** begin Collected data **

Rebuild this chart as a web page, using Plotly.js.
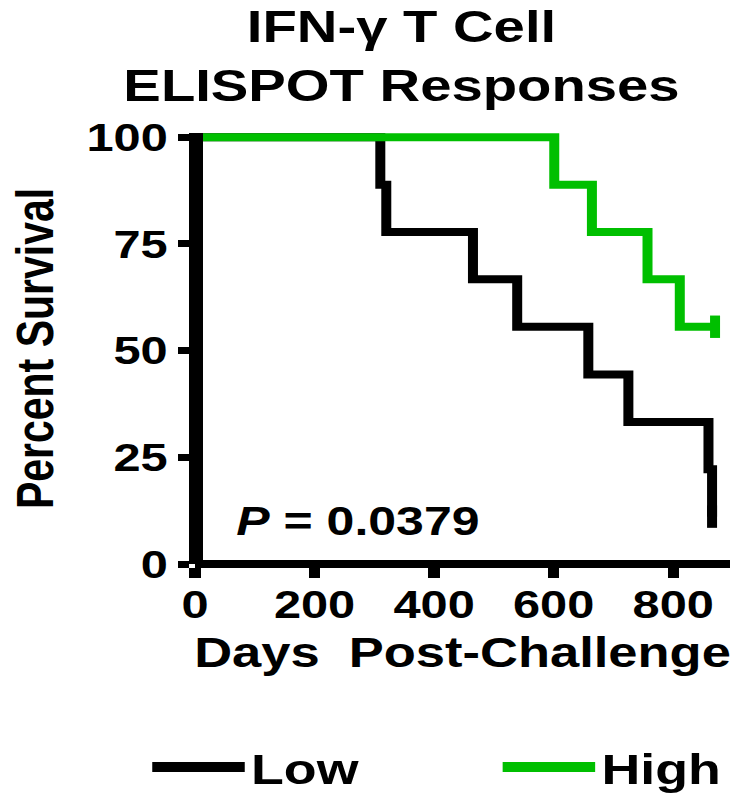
<!DOCTYPE html>
<html>
<head>
<meta charset="utf-8">
<script src="https://cdn.plot.ly/plotly-3.0.1.min.js"></script>
<style>
html, body { margin: 0; padding: 0; background: #ffffff; overflow: hidden; }
#chart { width: 584px; height: 799px; transform: scaleX(1.25); transform-origin: 0 0; }
</style>
</head>
<body>
<div id="chart"></div>
<script>
// ---- data ----
const lowDays = [0, 310, 320, 465, 539, 658, 725, 859, 865];
const lowSurvival = [100, 88.9, 77.8, 66.7, 55.6, 44.4, 33.3, 22.2, 11.1];
const lowCensorDays = [865];
const lowCensorSurvival = [11.1];

const highDays = [0, 601, 664, 757, 811, 870];
const highSurvival = [100, 88.9, 77.8, 66.7, 55.6, 55.6];
const highCensorDays = [870];
const highCensorSurvival = [55.6];

const seriesNames = ['Low', 'High'];
const seriesColors = ['#000000', '#00bf00'];

const xTickVals = [0, 200, 400, 600, 800];
const xTickText = ['0', '200', '400', '600', '800'];
const yTickVals = [0, 25, 50, 75, 100];
const yTickText = ['0', '25', '50', '75', '100'];

const titleText = 'IFN-γ T Cell<br>ELISPOT Responses';
const xTitleText = 'Days\u00a0\u00a0Post-Challenge';
const yTitleText = 'Percent Survival';
const pValueText = '<i>P</i> = 0.0379';
const pValueX = 64;
const pValueY = 10;

const FONT = '"Liberation Sans", Arial, Helvetica, sans-serif';

function stepTrace(x, y, color) {
  return {
    type: 'scatter', mode: 'lines', x: x, y: y, showlegend: false,
    line: { shape: 'hv', color: color, width: 8 },
    hoverinfo: 'skip'
  };
}
function censorTrace(x, y, color) {
  return {
    type: 'scatter', mode: 'markers', x: x, y: y, showlegend: false,
    marker: { symbol: 'line-ns', size: 16, line: { color: color, width: 8 } },
    hoverinfo: 'skip', cliponaxis: false
  };
}
// legend-only entries (no data points), thicker key line as in the reference
function legendKey(name, color, legendId) {
  return {
    type: 'scatter', mode: 'lines', x: [null], y: [null], name: name,
    legend: legendId, showlegend: true,
    line: { color: color, width: 14 }, hoverinfo: 'skip'
  };
}

const data = [
  stepTrace(lowDays, lowSurvival, seriesColors[0]),
  censorTrace(lowCensorDays, lowCensorSurvival, seriesColors[0]),
  stepTrace(highDays, highSurvival, seriesColors[1]),
  censorTrace(highCensorDays, highCensorSurvival, seriesColors[1]),
  legendKey(seriesNames[0], seriesColors[0], 'legend'),
  legendKey(seriesNames[1], seriesColors[1], 'legend2')
];

const legendFont = { family: FONT, size: 43, weight: 'bold', color: '#000000' };

const layout = {
  width: 584, height: 799,
  margin: { l: 156, r: 0, t: 133, b: 235, pad: 0 },
  paper_bgcolor: '#ffffff', plot_bgcolor: '#ffffff',
  font: { family: FONT, color: '#000000', weight: 'bold' },
  showlegend: true,
  title: {
    text: titleText,
    font: { family: FONT, size: 45, weight: 'bold', color: '#000000' },
    xref: 'container', x: 0.55, xanchor: 'center',
    yref: 'container', y: 0.947, yanchor: 'top'
  },
  xaxis: {
    range: [0, 895], anchor: 'free', position: 0,
    showline: true, linewidth: 8, linecolor: '#000000',
    ticks: 'outside', ticklen: 10, tickwidth: 9, tickcolor: '#000000',
    ticklabelstandoff: -7,
    tickmode: 'array', tickvals: xTickVals, ticktext: xTickText,
    tickfont: { family: FONT, size: 39, weight: 'bold', color: '#000000' },
    showgrid: false, zeroline: false, fixedrange: true,
    title: { text: xTitleText, font: { family: FONT, size: 42, weight: 'bold', color: '#000000' }, standoff: 12 }
  },
  yaxis: {
    range: [0, 101], anchor: 'free', position: 0,
    showline: true, linewidth: 11, linecolor: '#000000',
    ticks: 'outside', ticklen: 9, tickwidth: 7, tickcolor: '#000000',
    tickmode: 'array', tickvals: yTickVals, ticktext: yTickText,
    tickfont: { family: FONT, size: 39, weight: 'bold', color: '#000000' },
    showgrid: false, zeroline: false, fixedrange: true,
    title: { text: yTitleText, font: { family: FONT, size: 41, weight: 'bold', color: '#000000' }, standoff: 12 }
  },
  legend: {
    orientation: 'h', xref: 'container', yref: 'container',
    x: 0.2, y: 0.04, xanchor: 'left', yanchor: 'middle',
    itemwidth: 74, font: legendFont, bgcolor: 'rgba(0,0,0,0)'
  },
  legend2: {
    orientation: 'h', xref: 'container', yref: 'container',
    x: 0.68, y: 0.04, xanchor: 'left', yanchor: 'middle',
    itemwidth: 74, font: legendFont, bgcolor: 'rgba(0,0,0,0)'
  },
  annotations: [{
    text: pValueText, xref: 'x', yref: 'y', x: pValueX, y: pValueY,
    xanchor: 'left', yanchor: 'middle', showarrow: false,
    font: { family: FONT, size: 40, weight: 'bold', color: '#000000' }
  }]
};

Plotly.newPlot('chart', data, layout, { displayModeBar: false, staticPlot: true });
</script>
</body>
</html>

** end Collected data **

» **Direction**
From the listing above, collect every line that mentions the word "chart".

» **Written response**
Rebuild this chart as a web page, using Plotly.js.
#chart { width: 584px; height: 799px; transform: scaleX(1.25); transform-origin: 0 0; }
<div id="chart"></div>
Plotly.newPlot('chart', data, layout, { displayModeBar: false, staticPlot: true });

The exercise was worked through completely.